>> Begin
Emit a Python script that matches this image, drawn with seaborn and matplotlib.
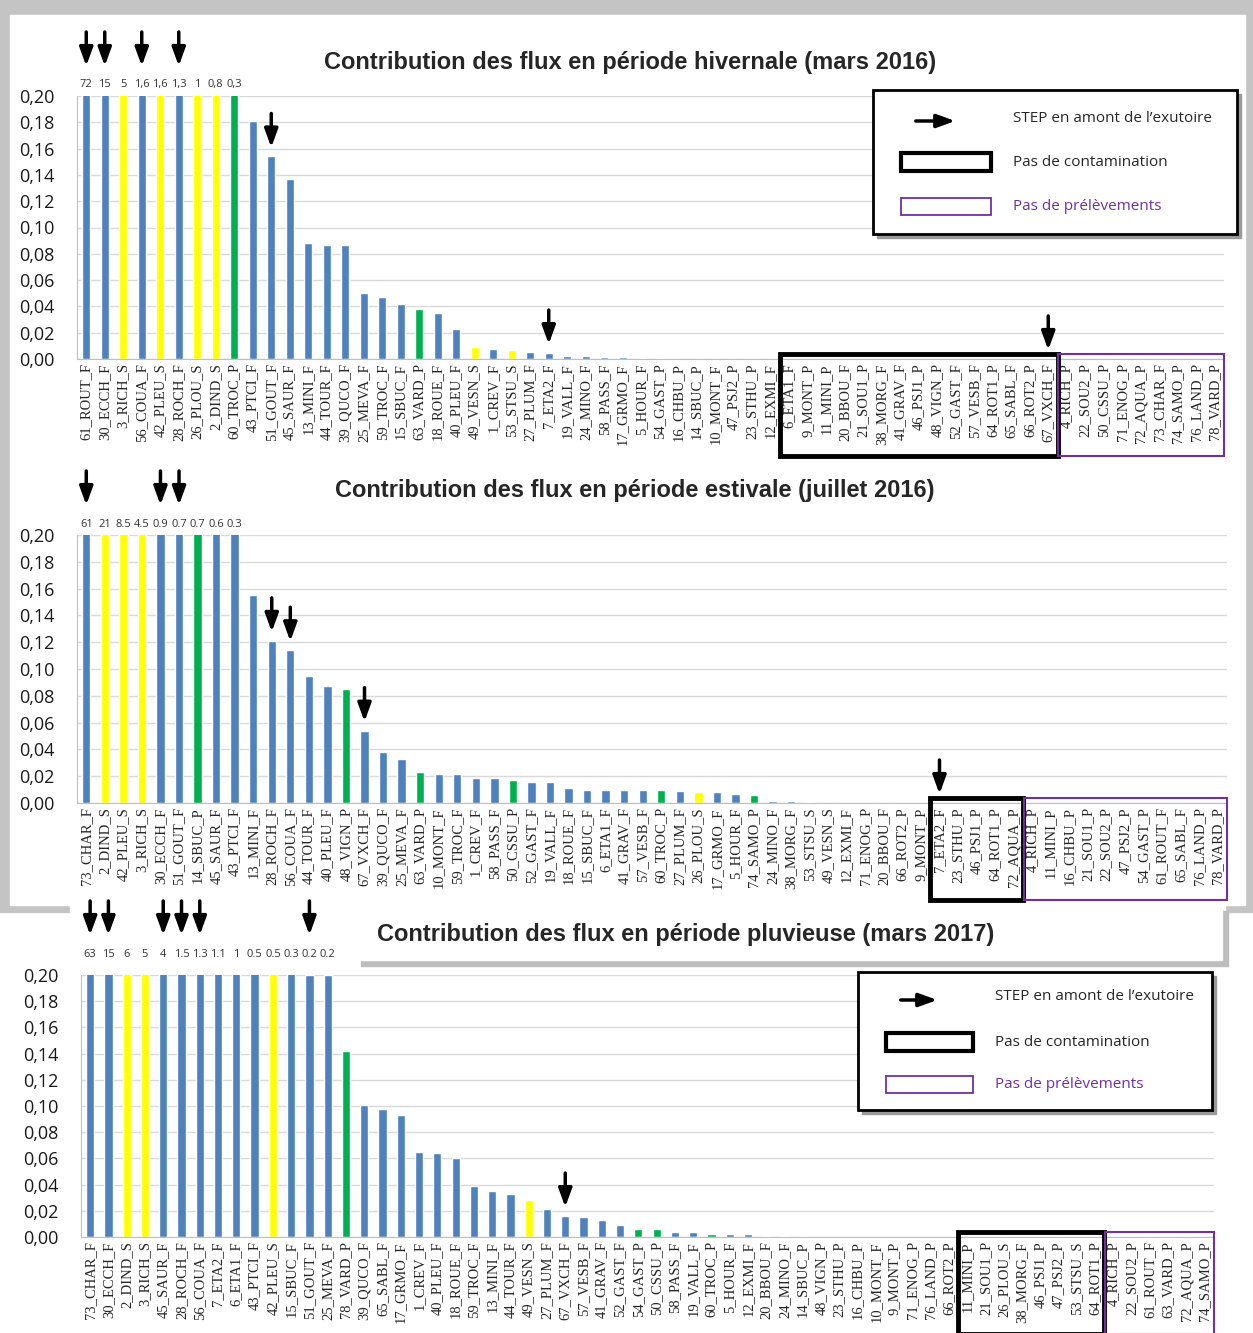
import numpy as np
import pandas as pd
import seaborn as sns
import matplotlib.pyplot as plt
from matplotlib.patches import Rectangle, FancyArrowPatch

# ---- data ----
# values above 0.20 are cut by the axis, their value is written on top

labels_hiver = ["61_ROUT_F", "30_ECCH_F", "3_RICH_S", "56_COUA_F", "42_PLEU_S", "28_ROCH_F",
                "26_PLOU_S", "2_DIND_S", "60_TROC_P", "43_PTCI_F", "51_GOUT_F", "45_SAUR_F",
                "13_MINI_F", "44_TOUR_F", "39_QUCO_F", "25_MEVA_F", "59_TROC_F", "15_SBUC_F",
                "63_VARD_P", "18_ROUE_F", "40_PLEU_F", "49_VESN_S", "1_CREV_F", "53_STSU_S",
                "27_PLUM_F", "7_ETA2_F", "19_VALL_F", "24_MINO_F", "58_PASS_F", "17_GRMO_F",
                "5_HOUR_F", "54_GAST_P", "16_CHBU_P", "14_SBUC_P", "10_MONT_F", "47_PSJ2_P",
                "23_STHU_P", "12_EXMI_F", "6_ETA1_F", "9_MONT_P", "11_MINI_P", "20_BBOU_F",
                "21_SOU1_P", "38_MORG_F", "41_GRAV_F", "46_PSJ1_P", "48_VIGN_P", "52_GAST_F",
                "57_VESB_F", "64_ROT1_P", "65_SABL_F", "66_ROT2_P", "67_VXCH_F", "4_RICH_P",
                "22_SOU2_P", "50_CSSU_P", "71_ENOG_P", "72_AQUA_P", "73_CHAR_F", "74_SAMO_P",
                "76_LAND_P", "78_VARD_P"]
flux_hiver = [72, 15, 5, 1.6, 1.6, 1.3, 1, 0.8, 0.3, 0.181, 0.154, 0.137,
              0.088, 0.087, 0.087, 0.050, 0.047, 0.042, 0.038, 0.035, 0.023, 0.009,
              0.0075, 0.0065, 0.005, 0.0045, 0.002, 0.002, 0.0018, 0.0012, 0.001, 0.0005,
              0, 0, 0, 0, 0, 0, 0, 0, 0, 0, 0, 0, 0, 0, 0, 0, 0, 0, 0, 0, 0, 0, 0, 0,
              0, 0, 0, 0, 0, 0]
arrows_hiver = [0, 1, 3, 5, 10, 25, 52]

labels_ete = ["73_CHAR_F", "2_DIND_S", "42_PLEU_S", "3_RICH_S", "30_ECCH_F", "51_GOUT_F",
              "14_SBUC_P", "45_SAUR_F", "43_PTCI_F", "13_MINI_F", "28_ROCH_F", "56_COUA_F",
              "44_TOUR_F", "40_PLEU_F", "48_VIGN_P", "67_VXCH_F", "39_QUCO_F", "25_MEVA_F",
              "63_VARD_P", "10_MONT_F", "59_TROC_F", "1_CREV_F", "58_PASS_F", "50_CSSU_P",
              "52_GAST_F", "19_VALL_F", "18_ROUE_F", "15_SBUC_F", "6_ETA1_F", "41_GRAV_F",
              "57_VESB_F", "60_TROC_P", "27_PLUM_F", "26_PLOU_S", "17_GRMO_F", "5_HOUR_F",
              "74_SAMO_P", "24_MINO_F", "38_MORG_F", "53_STSU_S", "49_VESN_S", "12_EXMI_F",
              "71_ENOG_P", "20_BBOU_F", "66_ROT2_P", "9_MONT_P", "7_ETA2_F", "23_STHU_P",
              "46_PSJ1_P", "64_ROT1_P", "72_AQUA_P", "4_RICH_P", "11_MINI_P", "16_CHBU_P",
              "21_SOU1_P", "22_SOU2_P", "47_PSJ2_P", "54_GAST_P", "61_ROUT_F", "65_SABL_F",
              "76_LAND_P", "78_VARD_P"]
flux_ete = [61, 21, 8.5, 4.5, 0.9, 0.7, 0.7, 0.6, 0.3, 0.155, 0.121, 0.114,
            0.095, 0.087, 0.085, 0.054, 0.038, 0.033, 0.023, 0.022, 0.022, 0.019, 0.019, 0.017,
            0.016, 0.016, 0.011, 0.010, 0.010, 0.010, 0.010, 0.010, 0.009, 0.008, 0.008, 0.007,
            0.006, 0.0015, 0.0015, 0.0005, 0, 0, 0, 0, 0, 0, 0, 0, 0, 0, 0, 0,
            0, 0, 0, 0, 0, 0, 0, 0, 0, 0]
arrows_ete = [0, 4, 5, 10, 11, 15, 46]

labels_pluie = ["73_CHAR_F", "30_ECCH_F", "2_DIND_S", "3_RICH_S", "45_SAUR_F", "28_ROCH_F",
                "56_COUA_F", "7_ETA2_F", "6_ETA1_F", "43_PTCI_F", "42_PLEU_S", "15_SBUC_F",
                "51_GOUT_F", "25_MEVA_F", "78_VARD_P", "39_QUCO_F", "65_SABL_F", "17_GRMO_F",
                "1_CREV_F", "40_PLEU_F", "18_ROUE_F", "59_TROC_F", "13_MINI_F", "44_TOUR_F",
                "49_VESN_S", "27_PLUM_F", "67_VXCH_F", "57_VESB_F", "41_GRAV_F", "52_GAST_F",
                "54_GAST_P", "50_CSSU_P", "58_PASS_F", "19_VALL_F", "60_TROC_P", "5_HOUR_F",
                "12_EXMI_F", "20_BBOU_F", "24_MINO_F", "14_SBUC_P", "48_VIGN_P", "23_STHU_P",
                "16_CHBU_P", "10_MONT_F", "9_MONT_P", "71_ENOG_P", "76_LAND_P", "66_ROT2_P",
                "11_MINI_P", "21_SOU1_P", "26_PLOU_S", "38_MORG_F", "46_PSJ1_P", "47_PSJ2_P",
                "53_STSU_S", "64_ROT1_P", "4_RICH_P", "22_SOU2_P", "61_ROUT_F", "63_VARD_P",
                "72_AQUA_P", "74_SAMO_P"]
flux_pluie = [63, 15, 6, 5, 4, 1.5, 1.3, 1.1, 1, 0.5, 0.5, 0.3, 0.2, 0.2,
              0.142, 0.101, 0.098, 0.093, 0.065, 0.064, 0.060, 0.039, 0.035, 0.033, 0.028, 0.021,
              0.016, 0.015, 0.013, 0.009, 0.006, 0.006, 0.004, 0.004, 0.002, 0.002, 0.002, 0.001,
              0.001, 0.0005, 0, 0, 0, 0, 0, 0, 0, 0, 0, 0, 0, 0, 0, 0, 0, 0,
              0, 0, 0, 0, 0, 0]
arrows_pluie = [0, 1, 4, 5, 6, 12, 26]

# bar colour from station type (suffix)
colors = {"F": "#4f81bd", "S": "#ffff00", "P": "#00b050"}

W, H = 1253, 1333

sns.set_style("white")
plt.rcParams['font.family'] = ['Open Sans', 'DejaVu Sans']

fig = plt.figure(figsize=(W / 100, H / 100), dpi=100)
fig.patch.set_facecolor("white")


def px_axes(l, t, r, b, z=0):
    a = fig.add_axes([l / W, 1 - b / H, (r - l) / W, (b - t) / H], zorder=z)
    return a


# background and overlay in pixel coords
bg = px_axes(0, 0, W, H, z=-5)
bg.set_xlim(0, W)
bg.set_ylim(H, 0)
bg.axis('off')
bg.add_patch(Rectangle((0, 0), W, 912, color="#c4c4c4"))
bg.add_patch(Rectangle((10, 15), 1235, 890, color="white"))
bg.add_patch(Rectangle((70, 905), 1155, 428, color="white"))
bg.add_patch(Rectangle((361, 911), 867, 55, color="#bdbdbd"))
bg.add_patch(Rectangle((355, 905), 867, 55, color="white"))

fg = px_axes(0, 0, W, H, z=20)
fg.set_xlim(0, W)
fg.set_ylim(H, 0)
fg.axis('off')
fg.patch.set_alpha(0)


def draw_panel(ax, labels, flux, sep, arrows, black, purple, top_gap, lab_off):
    df = pd.DataFrame({'station': labels, 'flux': flux})
    df['type'] = df['station'].str[-1]
    sns.barplot(data=df, x='station', y='flux', hue='type', palette=colors,
                dodge=False, width=0.45, saturation=1, legend=False, ax=ax)
    ax.set_facecolor('none')
    ax.set_ylim(0, 0.2)
    ax.set_xlim(-0.5, len(labels) - 0.5)
    yt = np.arange(0, 0.201, 0.02)
    ax.set_yticks(yt)
    ax.set_yticklabels([f"{t:.2f}".replace('.', ',') for t in yt], fontsize=13, color='#1a1a1a')
    ax.grid(axis='y', color='#d9d9d9', lw=1)
    ax.set_axisbelow(True)
    ax.set_xlabel('')
    ax.set_ylabel('')
    for s in ['top', 'right']:
        ax.spines[s].set_visible(False)
    ax.spines['left'].set_color('#bfbfbf')
    ax.spines['bottom'].set_color('#bfbfbf')
    ax.set_xticks(range(len(labels)))
    ax.set_xticklabels(labels, rotation=90, fontsize=10.5, family='Liberation Serif')
    ax.set_xticks(np.arange(-0.5, len(labels)), minor=True)
    ax.tick_params(axis='x', which='major', length=0, pad=3)
    ax.tick_params(axis='x', which='minor', length=5, color='#bfbfbf')
    ax.tick_params(axis='y', length=0, pad=16)

    # values of cut bars
    for i, v in enumerate(flux):
        if v >= 0.2:
            ax.annotate(f"{v:g}".replace('.', sep), xy=(i, 0.2), xytext=(0, lab_off),
                        textcoords='offset pixels', ha='center', va='bottom',
                        fontsize=8, color='#333333', annotation_clip=False)

    # STEP arrows
    for i in arrows:
        v = min(flux[i], 0.2)
        gap = top_gap if flux[i] >= 0.2 else 9
        ax.annotate('', xy=(i, v), xytext=(0, gap + 34), textcoords='offset pixels',
                    arrowprops=dict(arrowstyle='-|>,head_length=0.55,head_width=0.2',
                                    color='black', lw=2.5, shrinkA=0, shrinkB=gap * 0.72,
                                    mutation_scale=20),
                    annotation_clip=False)

    # boxes around the stations without contamination / without samples
    hpx = ax.get_window_extent().height
    y0 = -97 / hpx
    hh = 102 / hpx
    tr = ax.get_xaxis_transform()
    ax.add_patch(Rectangle((black[0] - 0.5, y0), black[1] - black[0] + 1, hh, transform=tr,
                           fill=False, ec='black', lw=3.5, clip_on=False, zorder=5))
    ax.add_patch(Rectangle((purple[0] - 0.45, y0), purple[1] - purple[0] + 0.95, hh, transform=tr,
                           fill=False, ec='#7030a0', lw=1.5, clip_on=False, zorder=5))


ax1 = px_axes(77, 96, 1224, 359)
draw_panel(ax1, labels_hiver, flux_hiver, ',', arrows_hiver, (38, 52), (53, 61), 30, 6)
ax2 = px_axes(77, 535, 1227, 803)
draw_panel(ax2, labels_ete, flux_ete, '.', arrows_ete, (46, 50), (51, 61), 30, 5)
ax3 = px_axes(81, 975, 1214, 1237)
draw_panel(ax3, labels_pluie, flux_pluie, '.', arrows_pluie, (48, 55), (56, 61), 40, 15)

# titles
title_kw = dict(ha='center', va='center', fontsize=17, fontweight='bold', family='Liberation Sans')
fg.text(630, 62, "Contribution des flux en période hivernale (mars 2016)", **title_kw)
fg.text(635, 490, "Contribution des flux en période estivale (juillet 2016)", **title_kw)
fg.text(686, 934, "Contribution des flux en période pluvieuse (mars 2017)", **title_kw)


def legend_box(x0, y0, x1, y1, ya, yb, yc, arr, rx, tx):
    fg.add_patch(Rectangle((x0 + 4, y0 + 4), x1 - x0, y1 - y0, color='#9a9a9a'))
    fg.add_patch(Rectangle((x0, y0), x1 - x0, y1 - y0, fc='white', ec='black', lw=2))
    fg.add_patch(FancyArrowPatch((arr[0], ya), (arr[1], ya),
                                 arrowstyle='-|>,head_length=0.55,head_width=0.2',
                                 mutation_scale=20, lw=2.5, color='black'))
    fg.add_patch(Rectangle((rx[0], yb - 9), rx[1] - rx[0], 18, fill=False, ec='black', lw=3))
    fg.add_patch(Rectangle((rx[0], yc - 8.5), rx[1] - rx[0], 17, fill=False, ec='#7030a0', lw=1.3))
    fg.text(tx, ya - 3, "STEP en amont de l’exutoire", va='center', fontsize=11, color='#262626')
    fg.text(tx, yb, "Pas de contamination", va='center', fontsize=11, color='#262626')
    fg.text(tx, yc, "Pas de prélèvements", va='center', fontsize=11, color='#7030a0')


legend_box(873, 90, 1237, 234, 121, 162, 206, (913, 958), (901, 991), 1013)
legend_box(858, 972, 1212, 1110, 1000, 1042, 1084, (898, 940), (886, 973), 995)

fig.savefig("out.png", dpi=100, facecolor=fig.get_facecolor())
>> End
WHAT TO PRODUCE:
Look above for every line with the word "seaborn" and copy it.

THE OUTPUT:
Emit a Python script that matches this image, drawn with seaborn and matplotlib.
import seaborn as sns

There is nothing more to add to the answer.